Helen Morrissey, senior pensions and retirement analyst at Hargreaves Lansdown, said the statement will have come as “no surprise”. 

“With budgets being squeezed like never before people are making difficult financial decisions based on balancing saving for their future with meeting their day-to-day living costs,” she said.

“Any move to increase the amount going into a pension by actively reducing or removing earnings limits may be enough to tip people over the edge and opt out. 

“However, it’s worth saying freezing the trigger and lower earnings limits will see more people being brought into auto-enrolment if they get a pay increase.”

DC assets increase

Trott’s statement comes alongside analysis published today by The Pensions Regulator which showed aggregate asset values in occupational DC schemes are now £143bn.
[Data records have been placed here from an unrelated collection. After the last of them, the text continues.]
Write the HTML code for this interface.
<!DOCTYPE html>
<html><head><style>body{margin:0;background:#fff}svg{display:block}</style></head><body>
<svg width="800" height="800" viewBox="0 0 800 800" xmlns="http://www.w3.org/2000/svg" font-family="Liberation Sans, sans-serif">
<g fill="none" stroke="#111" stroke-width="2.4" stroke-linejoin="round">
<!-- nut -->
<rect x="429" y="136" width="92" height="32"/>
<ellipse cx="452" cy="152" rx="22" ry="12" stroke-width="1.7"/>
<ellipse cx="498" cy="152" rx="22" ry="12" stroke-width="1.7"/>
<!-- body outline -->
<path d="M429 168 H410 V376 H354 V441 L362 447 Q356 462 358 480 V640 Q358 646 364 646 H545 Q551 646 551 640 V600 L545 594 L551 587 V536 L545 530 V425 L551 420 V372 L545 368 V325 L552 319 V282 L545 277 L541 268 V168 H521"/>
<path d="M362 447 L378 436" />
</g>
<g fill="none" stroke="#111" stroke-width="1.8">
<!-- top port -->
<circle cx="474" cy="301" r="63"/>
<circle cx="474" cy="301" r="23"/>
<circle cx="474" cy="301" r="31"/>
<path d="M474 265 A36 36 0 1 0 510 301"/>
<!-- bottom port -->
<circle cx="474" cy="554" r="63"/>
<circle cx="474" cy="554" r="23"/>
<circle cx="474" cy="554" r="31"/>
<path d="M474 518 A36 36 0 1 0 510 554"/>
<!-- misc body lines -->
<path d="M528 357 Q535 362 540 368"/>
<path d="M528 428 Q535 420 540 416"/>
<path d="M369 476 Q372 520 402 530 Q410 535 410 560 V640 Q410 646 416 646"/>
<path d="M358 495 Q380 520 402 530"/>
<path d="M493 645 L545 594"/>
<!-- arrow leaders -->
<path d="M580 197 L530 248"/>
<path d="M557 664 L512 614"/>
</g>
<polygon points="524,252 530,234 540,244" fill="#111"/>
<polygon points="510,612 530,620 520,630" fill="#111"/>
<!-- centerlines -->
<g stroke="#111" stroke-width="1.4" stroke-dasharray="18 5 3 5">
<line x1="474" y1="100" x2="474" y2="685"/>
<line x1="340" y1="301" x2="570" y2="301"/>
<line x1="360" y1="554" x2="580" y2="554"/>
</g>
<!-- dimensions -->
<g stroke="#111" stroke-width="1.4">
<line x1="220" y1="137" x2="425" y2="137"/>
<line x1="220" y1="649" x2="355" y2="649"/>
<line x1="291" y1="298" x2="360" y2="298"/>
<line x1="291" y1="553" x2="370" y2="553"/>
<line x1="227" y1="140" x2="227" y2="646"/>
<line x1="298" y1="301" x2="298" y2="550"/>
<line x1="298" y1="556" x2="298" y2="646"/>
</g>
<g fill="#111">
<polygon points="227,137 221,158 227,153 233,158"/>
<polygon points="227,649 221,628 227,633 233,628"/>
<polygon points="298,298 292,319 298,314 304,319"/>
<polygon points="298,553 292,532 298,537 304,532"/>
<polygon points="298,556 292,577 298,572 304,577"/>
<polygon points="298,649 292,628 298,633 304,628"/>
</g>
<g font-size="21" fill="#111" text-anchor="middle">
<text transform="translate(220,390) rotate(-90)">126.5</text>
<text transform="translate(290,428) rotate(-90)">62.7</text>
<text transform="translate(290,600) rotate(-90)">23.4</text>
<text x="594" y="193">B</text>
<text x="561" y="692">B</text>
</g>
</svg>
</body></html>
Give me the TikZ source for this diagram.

We know the government is keen for more pension assets to be invested into infrastructure, unlocking this capital for the future of the country. David Brooks, Broadstone

This is an increase of £29bn or 26 per cent since last year and 546 per cent since the beginning of 2012.

The data by TPR also revealed that there are 26.3mn memberships in occupational DC schemes, up 1,069 per cent since 2012.

Yet average assets per membership have fallen by 66 per cent since 2012.

In January 2023, they were £5,700 compared to £17,200 in 2012.

Morrissey said the data shows membership of DC schemes has soared.

“Aggregate assets have swelled but it is important to note that this is largely because more people are contributing – if we look at average assets per membership, they have gone down substantially though this could also be because we are seeing more people accumulate multiple pensions,” she said. 

“It is clear there is more work to be done on auto-enrolment - we do need to find ways of getting people to contribute more and the government has come under pressure to outline a timetable for the introduction of the 2017 auto-enrolment review reforms which would certainly have a positive effect if they can be introduced at a point when this crisis has passed.”

The data also revealed that the number of occupational schemes dropped by two-thirds from over 3,660 in 2012 to less than 1,220 at the start of this year.

DC consolidation

David Brooks, head of policy at consultancy Broadstone, said the data reveals the significant extent of consolidation in non-micro DC pension schemes over the past decade.

Brooks said auto-enrolment “created a nation of pension savers”, which had a natural drag on average pot sizes as millions began their accumulation journey from scratch.

However, he said it is pleasing that we are now seeing average assets per membership start to tick up with an increase of 11 per cent over the past year as the ratcheting up of minimum contributions starts to take effect.

“The risk to auto-enrolment remains complacency around low contribution rates which is why we’re so disappointed by the government’s rejection of MPs' calls for a timetable setting out further increases to auto-enrolment contributions,” he said .

“It is a golden opportunity missed to capitalise on the burgeoning success of the programme and set workers on course for more comfortable retirements than is currently expected.”

Brooks added: “We know the government is keen for more pension assets to be invested into infrastructure, unlocking this capital for the future of the country. However, the statistics show that 97 per cent of members use the default fund where we know trustees are often reluctant to allocate towards infrastructure. 

“This is the extent of the government’s challenge when making the case that infrastructure investments will create value for members.”